“Being an active artist/photographer has such unpredictable ebbs and flows. In order to put 100% in, it seems you sometimes have to pull 100% back to stop and look at where you are. Perhaps this is all babble that others don’t relate to, but lately I’ve just really felt the strain of wanting to produce new work beyond the capacity I’m able to. In shooting lulls I’ve found such importance in looking back at work and reconsidering it. I’ve been reading, writing, watching for inspiration. It becomes so easy to want to shoot, shoot, shoot. I think often all these steps before and after get neglected due to time restraints.”
-Amy Elkins
“What do you do when you’re a photographer whose pictures are somewhat reminiscent of other photographers who have gotten more exposure than you?
“It’s a problem that I’m sure affects many photographers and I guess the only advice is to keep taking pictures and looking for places to photograph that differentiate your work based on the originality and freshness of the subject/location. In the face of so much photography, it is increasingly clear that we are in a post-post modern world where concept comes first followed by execution. After that it’s a race to the finish line. It doesn’t matter if you’re Hillary Clinton, the Zune, or ‘Infamous’. ”
- James Danzinger
“Photography is a reason to go somewhere and to develop a relationship with somebody or something.”
- Tema Stauffer
“Watch films. Track down some art films. Documentaries. Fantasies. Seek out your local art house cinema, or download some films that you’d not ordinarily put atop your list. Reach out to friends and colleagues for their most inspiring flicks.
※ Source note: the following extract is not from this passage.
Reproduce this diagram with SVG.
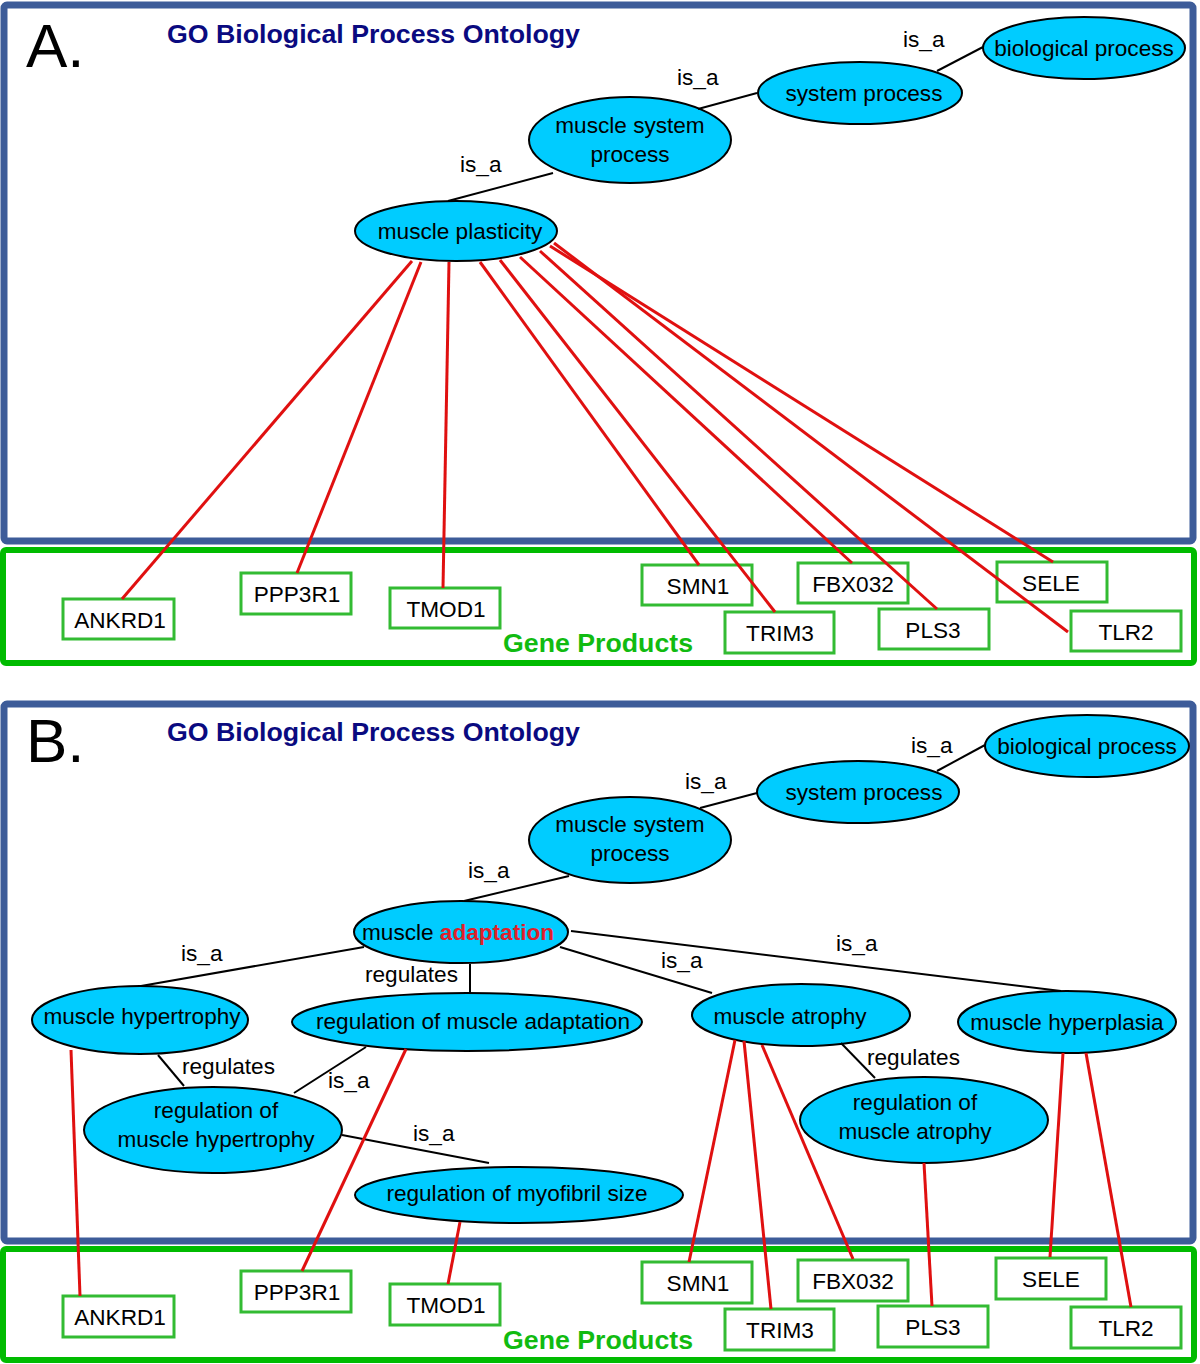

“Become a voracious reader. I chow down on a steady diet of biographies of artists I admire, classic fiction, philosophy, books on cultivating creativity, and monthlies in design, obscure fashion rags, or inspiring foreign design magazines. Blogs too – especially ones that keep me guessing on their content – less how to and more ‘why’. Whatever your ‘thing’ is. Read about it.
“Do something creative everyday as a practice. If you sit around waiting for the perfect inspiration, you’ll make a lot less stuff, and the stuff you do make will be of a lot lower quality because your skills will be in the gutter. Creativity can be fostered.”
- Chase Jarvis
The only thing that I would add is just to take a look at what’s going on in the world and find something that interests you. Then creativity a focused and sometimes urgent process of making a statement about something you care about rather than a search for a new style or look. It is that too, but there’s nothing like having subject matter you care about to fan that fire under your ass.